Five Caterham Cadets attend Master Cadet Courses

Five Caterham Cadets attend Master Cadet Courses

The most demanding course in the Army Cadet movement is the Master Cadet Course, run by the Army at Cadet Training Centre, Frimley Park, the home of cadet training. Only the most impressive senior cadets across the UK are selected to attend. And only the best of them pass the course. This summer, five of us NCOs from Corps were selected to subject ourselves to the ultimate test of our cadetship, fitness, mental strength and leadership.

The Master Cadet qualification aims to “broaden and develop the cadet’s leadership, teamwork, instructional and administrative skills above those gained” at the most senior level of training at unit. In essence, it is the pinnacle of cadet training, the final challenge.  

On the first day, full of nerves, we were issued the same kit and stripped of our ranks. We were all equal, absorbing skills and knowledge from peers immediately, such as spinning sleeping bags inside bivvy bags to get the air out of them or converting our wardrobe into a drying room with an old air heater. The first couple days were formal, and in some ways, luxurious: receiving lectures, tea and biscuits, and people picking our plates up and refilling drinks at breakfast, lunch, and dinner. 

But soon the real fun and the real challenge began.  

We deployed into the field on the third day, the four-day exercise spanning Monday to Thursday. A cadet’s true colours are exposed after 72 hours in the field. The aim of Master Cadet is to let these colours shine, especially when under pressure and the weight of exhaustion and constantly high expectation.  

It’s 0515 hrs. Reveille. You put on your wet kit from the day before and get ready, clean your rifle, fill bottles and so on. You were briefed on your first mission the night before and deploy before 0700 hrs. Once this mission has been accomplished, you are 90 rounds of ammunition lighter (50 cadets went through 34,000 rounds in 3 days), so you replenish and start patrolling again. Repeat until 1700 hrs, along the way calling in an airstrike on the radio, assaulting an enemy position or conducting an impromptu medevac under fire. Every few missions, it will be your turn to lead, prepare orders, run your section, all assessed by eagle-eyed DS. Now to set up your harbour area and build sentry posts, manned 24/7 by one of the men in your section, one by day, two by night. Then to set up your tarp and lay your doss bag on the floor before slipping out of your wet clothes for a whole three hours of sleep with your rifle before your sentry duty comes around.

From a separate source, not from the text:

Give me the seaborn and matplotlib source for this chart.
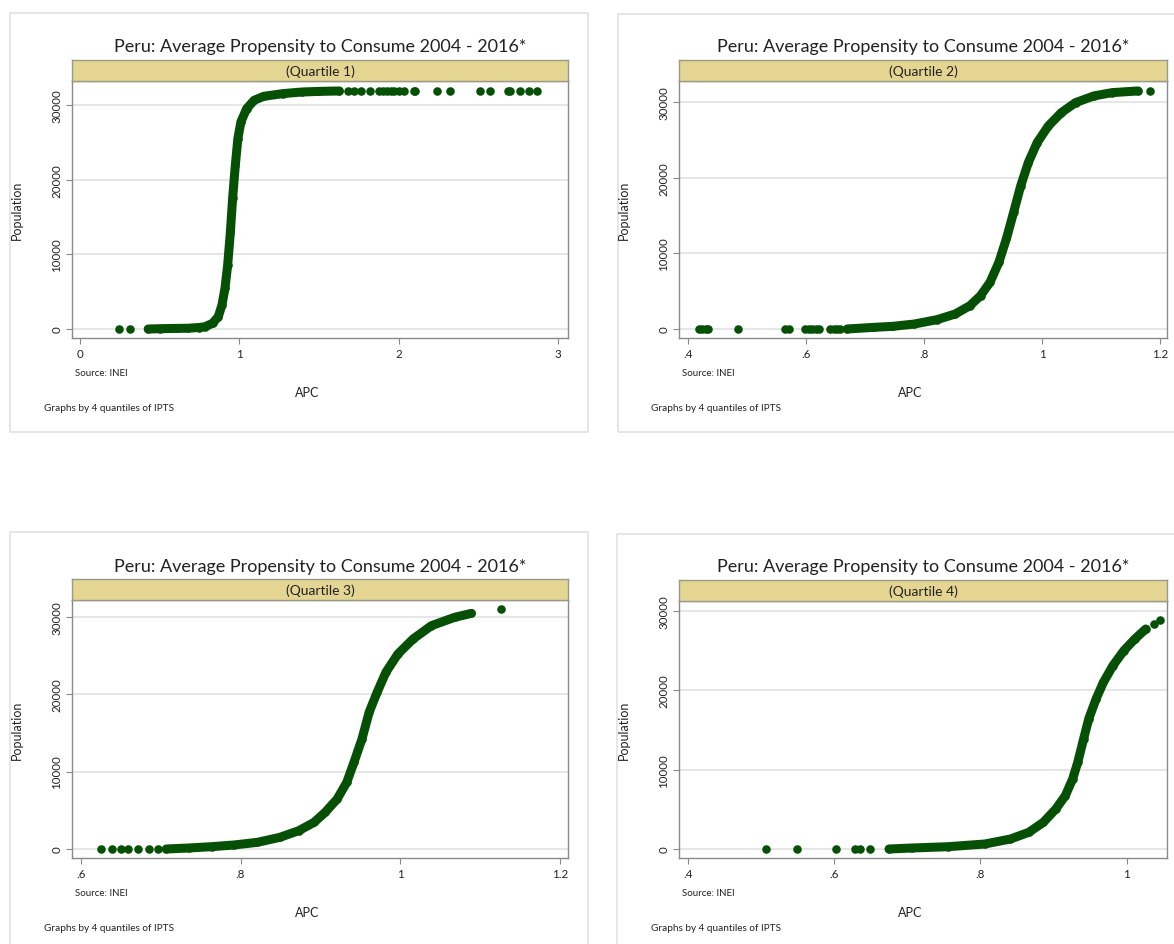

The grand finale is the platoon attack, in which two platoons conduct an attack in synchronous harmony from different directions to secure an objective. It was a feeling like no other operating as such a tight team, led in turns by one another and always observed, chivvied and judged by staff. The esprit de corps in our section was unbreakable, working together longer than the sun shined and burning over 4,000 calories a day. It was the respect and confidence in each other that gave us strength to aid each other, even when we had nothing left.  

It was the most demanding and exhilarating experience of my life as a cadet. I get cold from time to time, but I’ve been colder on sentry. I get tired, but not as tired as I was in the platoon attack. I am comfortable being uncomfortable thanks to the course. Never more clearly have I seen how a team cannot excel if everyone is skilled in the same areas. It is the fact that one’s weakness are filled by another’s strength which makes a team effective.

Despite our relative youth and juniority – many on the course were well over 18, when some of us were barely 16 – we all passed with strong reports. Many did not complete the course or pass it. We hope we represented Corps well and bring back countless skills, great confidence and many stories to our work at unit. We are proud to call ourselves Caterham’s first Master Cadets.